В романах Алданова карнавал сохранил свою символику (структурные диады, отражающие изменения в социальной иерархии на историческом переломе: верх-низ, хвала-брань, рождение-агония; ритуальные действия: увенчание-развенчание). Но вместо беззаботной сопричастности коллективному «веселью» на празднике «превращений» писатель-скептик черпает из истории «сырье для умственной горечи». Карнавальные образы и символы служат художественному воплощению пессимистических взглядов Алданова на ход истории. Игровым проявлениям в сфере исторического бытия противостоит мудрая, всеведущая серьезность писательской оценки. М. Алданов, художнически остро прозревая жестокую карнавальность мира, верит в существование истинной жизни, руководствующейся непреходящими ценностями.
Список литературы:
1.Агеносов В.В. Литература русского зарубежья (1918—1996). М.: Терра. Спорт, 1998. — 543 с.
2.Алданов М.А. Девятое Термидора // Алданов М.А. Собрание сочинений: В 6 т. М.: Правда, — 1991. — Т. 1. — С. 37—316.
3.Алданов М.А. Пещера // Алданов М.А. Собрание сочинений: В 6 т. М.: Правда, — 1991. — Т. 4. — С. 5—410.
4.Алданов М.А. Самоубийство // Алданов М.А. Собрание сочинений: В 6 т. М.: Правда, — 1991. — Т. 6. — С. 5—446.
5.Баткин Л.М. Смех Панурга и философия культуры // Вопросы философии. — 1967. — № 12. — С. 114—123.

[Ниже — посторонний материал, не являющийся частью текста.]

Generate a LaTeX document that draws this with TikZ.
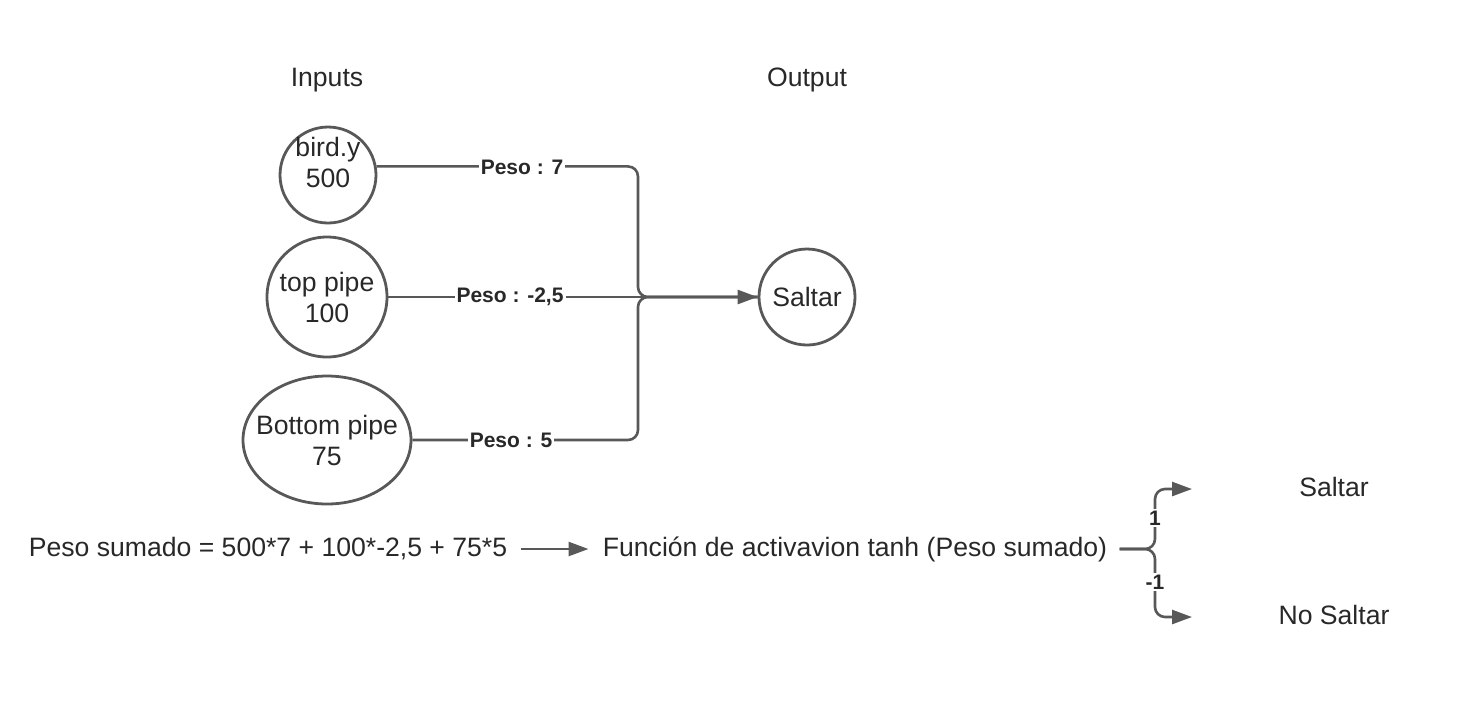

6.Бахтин М.М. Дополнения и изменения к «Рабле» // Вопросы философии. — 1992. — № 1. — С. 134—164.
7.Бахтин М.М. Творчество Франсуа Рабле и народная культура средневековья и Ренессанса. М.: Художественная литература, 1965. — 543 с.
8.Бонецкая Н.К. Жизнь и философская идея Михаила Бахтина // Вопросы философии. — 1996. — № 10. — С. 94—112.
9.Карнавализация // Литературный энциклопедический словарь. М.: Советская энциклопедия, 1987. — С. 151—153.
10.Кормер В.Ф. О карнавализации как генезисе «двойного сознания» // Вопросы философии. — 1991. — № 1. — С. 166—185.
11.Чернышев А. Гуманист, не веривший в прогресс: Вступит. статья // Алданов М.А. Собрание сочинений: В 6 т. М.: Правда, — 1991. — Т. 1. — С. 3—32.
12.Эпштейн М. Парадоксы новизны: о литературном развитии XIX—ХХ веков. М.: Советский писатель, 1998. — 416 с.